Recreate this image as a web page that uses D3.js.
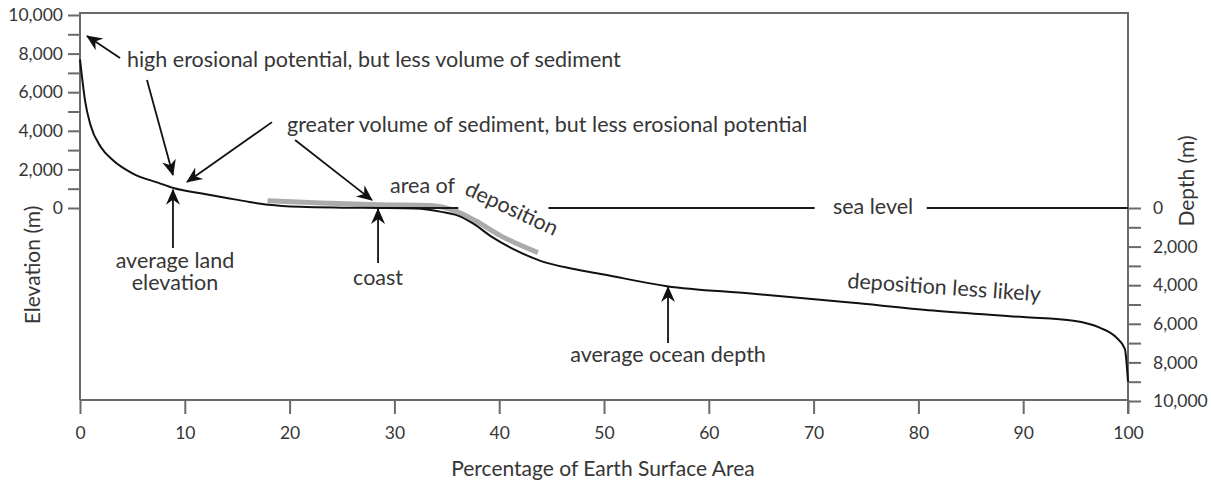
<!DOCTYPE html>
<html>
<head>
<meta charset="utf-8">
<script src="https://cdn.jsdelivr.net/npm/d3@7"></script>
<style>
body { margin: 0; background: #fff; }
svg text { font-family: Lato, "Open Sans", sans-serif; fill: #363636; }
</style>
</head>
<body>
<svg width="1211" height="485"></svg>
<script>
// hypsometric curve: % of earth surface vs elevation (m), negative = depth
var curvePct  = [0, 0.5, 1, 2, 3.2, 5, 7.5, 9, 11.5, 14, 16, 18, 21, 25, 28.6, 32, 34.5, 36, 37.5, 39.3, 42, 44, 47, 50, 56, 64, 73.5, 81.4, 90, 94.8, 97.3, 98.9, 99.7, 100];
var curveElev = [7700, 5500, 4300, 3150, 2450, 1800, 1300, 1020, 760, 520, 330, 170, 60, 15, 0, -30, -200, -380, -800, -1500, -2300, -2750, -3150, -3450, -4050, -4430, -4900, -5310, -5650, -5840, -6200, -6720, -7300, -9000];

// grey band = area of deposition
var depoPct  = [17.9, 23, 28.6, 33.4, 35.8, 37.7, 40.1, 43.7];
var depoElev = [380, 260, 170, 130, -150, -650, -1430, -2310];

// sea level line pieces (gaps for the text)
var seaStart = [28.6, 44.7, 80.8];
var seaEnd   = [36.1, 70.1, 100];

// arrows, tail -> tip, in [pct, elevation]
var arrowFrom = [[3.82, 7770], [6.39, 6630], [18.32, 4450], [20.52, 3520], [8.87, -2070], [28.44, -2850], [56.11, -6990]];
var arrowTo   = [[0.67, 8910], [8.87, 1710], [10.21, 1350], [27.86, 410], [8.87, 950], [28.44, -50], [56.11, -4090]];

// annotation texts
var noteText  = ["high erosional potential, but less volume of sediment", "greater volume of sediment, but less erosional potential", "area of", "deposition", "sea level", "average land", "elevation", "coast", "average ocean depth", "deposition less likely"];
var notePct   = [4.48, 19.75, 29.58, 36.6, 75.67, 9.06, 9.06, 28.44, 56.11, 73.19];
var noteElev  = [7300, 3940, 780, 720, -310, -3110, -4250, -3990, -7980, -4140];
var noteAnchor = ["start", "start", "start", "start", "middle", "middle", "middle", "middle", "middle", "start"];
var noteAngle = [0, 0, 0, 25, 0, 0, 0, 0, 0, 4];

var xTicks = [0, 10, 20, 30, 40, 50, 60, 70, 80, 90, 100];
var elevTicks = d3.range(0, 10001, 1000);
var depthTicks = d3.range(0, 10001, 1000);

var svg = d3.select("svg");
var plotLeft = 80, plotRight = 1128, plotTop = 13, plotBottom = 400;

var x = d3.scaleLinear().domain([0, 100]).range([plotLeft, plotRight]);
var y = d3.scaleLinear().domain([-10000, 10000]).range([401, 15]);
var yElev = d3.scaleLinear().domain([0, 10000]).range([y(0), y(10000)]);
var yDepth = d3.scaleLinear().domain([0, 10000]).range([y(0), y(-10000)]);

var axisColor = "#6a6a6a";

function label(d) { return d % 2000 === 0 ? d3.format(",")(d) : ""; }

var gl = svg.append("g")
  .attr("transform", "translate(" + plotLeft + ",0)")
  .call(d3.axisLeft(yElev).tickValues(elevTicks).tickSize(12).tickPadding(5).tickFormat(label));
var gr = svg.append("g")
  .attr("transform", "translate(" + plotRight + ",0)")
  .call(d3.axisRight(yDepth).tickValues(depthTicks).tickSize(13).tickPadding(12).tickFormat(label));
var gb = svg.append("g")
  .attr("transform", "translate(0," + plotBottom + ")")
  .call(d3.axisBottom(x).tickValues(xTicks).tickSize(14).tickPadding(13));

[gl, gr, gb].forEach(function(g) {
  g.select(".domain").remove();
  g.selectAll("line").attr("stroke", axisColor).attr("stroke-width", 2);
  g.selectAll("text").style("font-size", "17.5px").style("font-family", "Lato, sans-serif").attr("fill", "#363636");
});

// frame
svg.append("path")
  .attr("d", "M" + plotLeft + "," + plotBottom + "V" + plotTop + "H" + plotRight + "V" + (plotBottom + 14) + "M" + plotLeft + "," + plotBottom + "H" + plotRight)
  .attr("fill", "none")
  .attr("stroke", axisColor)
  .attr("stroke-width", 2);

// axis titles
svg.append("text")
  .attr("transform", "translate(40,265) rotate(-90)")
  .attr("text-anchor", "middle")
  .style("font-size", "21px")
  .text("Elevation (m)");
svg.append("text")
  .attr("transform", "translate(1194,181) rotate(-90)")
  .attr("text-anchor", "middle")
  .style("font-size", "21px")
  .text("Depth (m)");
svg.append("text")
  .attr("x", 603)
  .attr("y", 476)
  .attr("text-anchor", "middle")
  .style("font-size", "21px")
  .text("Percentage of Earth Surface Area");

var line = d3.line()
  .x(function(d) { return x(d[0]); })
  .y(function(d) { return y(d[1]); })
  .curve(d3.curveMonotoneX);

// deposition band
svg.append("path")
  .datum(d3.zip(depoPct, depoElev))
  .attr("fill", "none")
  .attr("stroke", "#ababab")
  .attr("stroke-width", 5)
  .attr("d", line);

// sea level
svg.selectAll(".sea")
  .data(d3.zip(seaStart, seaEnd))
  .enter().append("line")
  .attr("x1", function(d) { return x(d[0]); })
  .attr("x2", function(d) { return x(d[1]); })
  .attr("y1", y(0))
  .attr("y2", y(0))
  .attr("stroke", "#1a1a1a")
  .attr("stroke-width", 1.8);

// hypsometric curve
svg.append("path")
  .datum(d3.zip(curvePct, curveElev))
  .attr("fill", "none")
  .attr("stroke", "#111")
  .attr("stroke-width", 2)
  .attr("stroke-linejoin", "round")
  .attr("d", line);

// arrows
svg.append("defs").append("marker")
  .attr("id", "head")
  .attr("viewBox", "-17 -9 19 18")
  .attr("refX", 0)
  .attr("refY", 0)
  .attr("markerWidth", 19)
  .attr("markerHeight", 18)
  .attr("markerUnits", "userSpaceOnUse")
  .attr("orient", "auto")
  .append("path")
  .attr("d", "M1,0 L-15,-7 L-10,0 L-15,7 Z")
  .attr("fill", "#111");

svg.selectAll(".arrow")
  .data(d3.zip(arrowFrom, arrowTo))
  .enter().append("line")
  .attr("x1", function(d) { return x(d[0][0]); })
  .attr("y1", function(d) { return y(d[0][1]); })
  .attr("x2", function(d) { return x(d[1][0]); })
  .attr("y2", function(d) { return y(d[1][1]); })
  .attr("stroke", "#111")
  .attr("stroke-width", 1.8)
  .attr("marker-end", "url(#head)");

// notes
svg.selectAll(".note")
  .data(d3.range(noteText.length))
  .enter().append("text")
  .attr("transform", function(i) {
    return "translate(" + x(notePct[i]) + "," + y(noteElev[i]) + ") rotate(" + noteAngle[i] + ")";
  })
  .attr("text-anchor", function(i) { return noteAnchor[i]; })
  .style("font-size", "21.5px")
  .text(function(i) { return noteText[i]; });
</script>
</body>
</html>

┄┄┄┄┄┄

Job — Quote each line of the listing exactly, but leave the pictures out.

Finished answer —
Recreate this image as a web page that uses D3.js.
<!DOCTYPE html>
<html>
<head>
<meta charset="utf-8">
<script src="https://cdn.jsdelivr.net/npm/d3@7"></script>
<style>
body { margin: 0; background: #fff; }
svg text { font-family: Lato, "Open Sans", sans-serif; fill: #363636; }
</style>
</head>
<body>
<svg width="1211" height="485"></svg>
<script>
// hypsometric curve: % of earth surface vs elevation (m), negative = depth
var curvePct  = [0, 0.5, 1, 2, 3.2, 5, 7.5, 9, 11.5, 14, 16, 18, 21, 25, 28.6, 32, 34.5, 36, 37.5, 39.3, 42, 44, 47, 50, 56, 64, 73.5, 81.4, 90, 94.8, 97.3, 98.9, 99.7, 100];
var curveElev = [7700, 5500, 4300, 3150, 2450, 1800, 1300, 1020, 760, 520, 330, 170, 60, 15, 0, -30, -200, -380, -800, -1500, -2300, -2750, -3150, -3450, -4050, -4430, -4900, -5310, -5650, -5840, -6200, -6720, -7300, -9000];

// grey band = area of deposition
var depoPct  = [17.9, 23, 28.6, 33.4, 35.8, 37.7, 40.1, 43.7];
var depoElev = [380, 260, 170, 130, -150, -650, -1430, -2310];

// sea level line pieces (gaps for the text)
var seaStart = [28.6, 44.7, 80.8];
var seaEnd   = [36.1, 70.1, 100];

// arrows, tail -> tip, in [pct, elevation]
var arrowFrom = [[3.82, 7770], [6.39, 6630], [18.32, 4450], [20.52, 3520], [8.87, -2070], [28.44, -2850], [56.11, -6990]];
var arrowTo   = [[0.67, 8910], [8.87, 1710], [10.21, 1350], [27.86, 410], [8.87, 950], [28.44, -50], [56.11, -4090]];

// annotation texts
var noteText  = ["high erosional potential, but less volume of sediment", "greater volume of sediment, but less erosional potential", "area of", "deposition", "sea level", "average land", "elevation", "coast", "average ocean depth", "deposition less likely"];
var notePct   = [4.48, 19.75, 29.58, 36.6, 75.67, 9.06, 9.06, 28.44, 56.11, 73.19];
var noteElev  = [7300, 3940, 780, 720, -310, -3110, -4250, -3990, -7980, -4140];
var noteAnchor = ["start", "start", "start", "start", "middle", "middle", "middle", "middle", "middle", "start"];
var noteAngle = [0, 0, 0, 25, 0, 0, 0, 0, 0, 4];

var xTicks = [0, 10, 20, 30, 40, 50, 60, 70, 80, 90, 100];
var elevTicks = d3.range(0, 10001, 1000);
var depthTicks = d3.range(0, 10001, 1000);

var svg = d3.select("svg");
var plotLeft = 80, plotRight = 1128, plotTop = 13, plotBottom = 400;

var x = d3.scaleLinear().domain([0, 100]).range([plotLeft, plotRight]);
var y = d3.scaleLinear().domain([-10000, 10000]).range([401, 15]);
var yElev = d3.scaleLinear().domain([0, 10000]).range([y(0), y(10000)]);
var yDepth = d3.scaleLinear().domain([0, 10000]).range([y(0), y(-10000)]);

var axisColor = "#6a6a6a";

function label(d) { return d % 2000 === 0 ? d3.format(",")(d) : ""; }

var gl = svg.append("g")
  .attr("transform", "translate(" + plotLeft + ",0)")
  .call(d3.axisLeft(yElev).tickValues(elevTicks).tickSize(12).tickPadding(5).tickFormat(label));
var gr = svg.append("g")
  .attr("transform", "translate(" + plotRight + ",0)")
  .call(d3.axisRight(yDepth).tickValues(depthTicks).tickSize(13).tickPadding(12).tickFormat(label));
var gb = svg.append("g")
  .attr("transform", "translate(0," + plotBottom + ")")
  .call(d3.axisBottom(x).tickValues(xTicks).tickSize(14).tickPadding(13));

[gl, gr, gb].forEach(function(g) {
  g.select(".domain").remove();
  g.selectAll("line").attr("stroke", axisColor).attr("stroke-width", 2);
  g.selectAll("text").style("font-size", "17.5px").style("font-family", "Lato, sans-serif").attr("fill", "#363636");
});

// frame
svg.append("path")
  .attr("d", "M" + plotLeft + "," + plotBottom + "V" + plotTop + "H" + plotRight + "V" + (plotBottom + 14) + "M" + plotLeft + "," + plotBottom + "H" + plotRight)
  .attr("fill", "none")
  .attr("stroke", axisColor)
  .attr("stroke-width", 2);

// axis titles
svg.append("text")
  .attr("transform", "translate(40,265) rotate(-90)")
  .attr("text-anchor", "middle")
  .style("font-size", "21px")
  .text("Elevation (m)");
svg.append("text")
  .attr("transform", "translate(1194,181) rotate(-90)")
  .attr("text-anchor", "middle")
  .style("font-size", "21px")
  .text("Depth (m)");
svg.append("text")
  .attr("x", 603)
  .attr("y", 476)
  .attr("text-anchor", "middle")
  .style("font-size", "21px")
  .text("Percentage of Earth Surface Area");

var line = d3.line()
  .x(function(d) { return x(d[0]); })
  .y(function(d) { return y(d[1]); })
  .curve(d3.curveMonotoneX);

// deposition band
svg.append("path")
  .datum(d3.zip(depoPct, depoElev))
  .attr("fill", "none")
  .attr("stroke", "#ababab")
  .attr("stroke-width", 5)
  .attr("d", line);

// sea level
svg.selectAll(".sea")
  .data(d3.zip(seaStart, seaEnd))
  .enter().append("line")
  .attr("x1", function(d) { return x(d[0]); })
  .attr("x2", function(d) { return x(d[1]); })
  .attr("y1", y(0))
  .attr("y2", y(0))
  .attr("stroke", "#1a1a1a")
  .attr("stroke-width", 1.8);

// hypsometric curve
svg.append("path")
  .datum(d3.zip(curvePct, curveElev))
  .attr("fill", "none")
  .attr("stroke", "#111")
  .attr("stroke-width", 2)
  .attr("stroke-linejoin", "round")
  .attr("d", line);

// arrows
svg.append("defs").append("marker")
  .attr("id", "head")
  .attr("viewBox", "-17 -9 19 18")
  .attr("refX", 0)
  .attr("refY", 0)
  .attr("markerWidth", 19)
  .attr("markerHeight", 18)
  .attr("markerUnits", "userSpaceOnUse")
  .attr("orient", "auto")
  .append("path")
  .attr("d", "M1,0 L-15,-7 L-10,0 L-15,7 Z")
  .attr("fill", "#111");

svg.selectAll(".arrow")
  .data(d3.zip(arrowFrom, arrowTo))
  .enter().append("line")
  .attr("x1", function(d) { return x(d[0][0]); })
  .attr("y1", function(d) { return y(d[0][1]); })
  .attr("x2", function(d) { return x(d[1][0]); })
  .attr("y2", function(d) { return y(d[1][1]); })
  .attr("stroke", "#111")
  .attr("stroke-width", 1.8)
  .attr("marker-end", "url(#head)");

// notes
svg.selectAll(".note")
  .data(d3.range(noteText.length))
  .enter().append("text")
  .attr("transform", function(i) {
    return "translate(" + x(notePct[i]) + "," + y(noteElev[i]) + ") rotate(" + noteAngle[i] + ")";
  })
  .attr("text-anchor", function(i) { return noteAnchor[i]; })
  .style("font-size", "21.5px")
  .text(function(i) { return noteText[i]; });
</script>
</body>
</html>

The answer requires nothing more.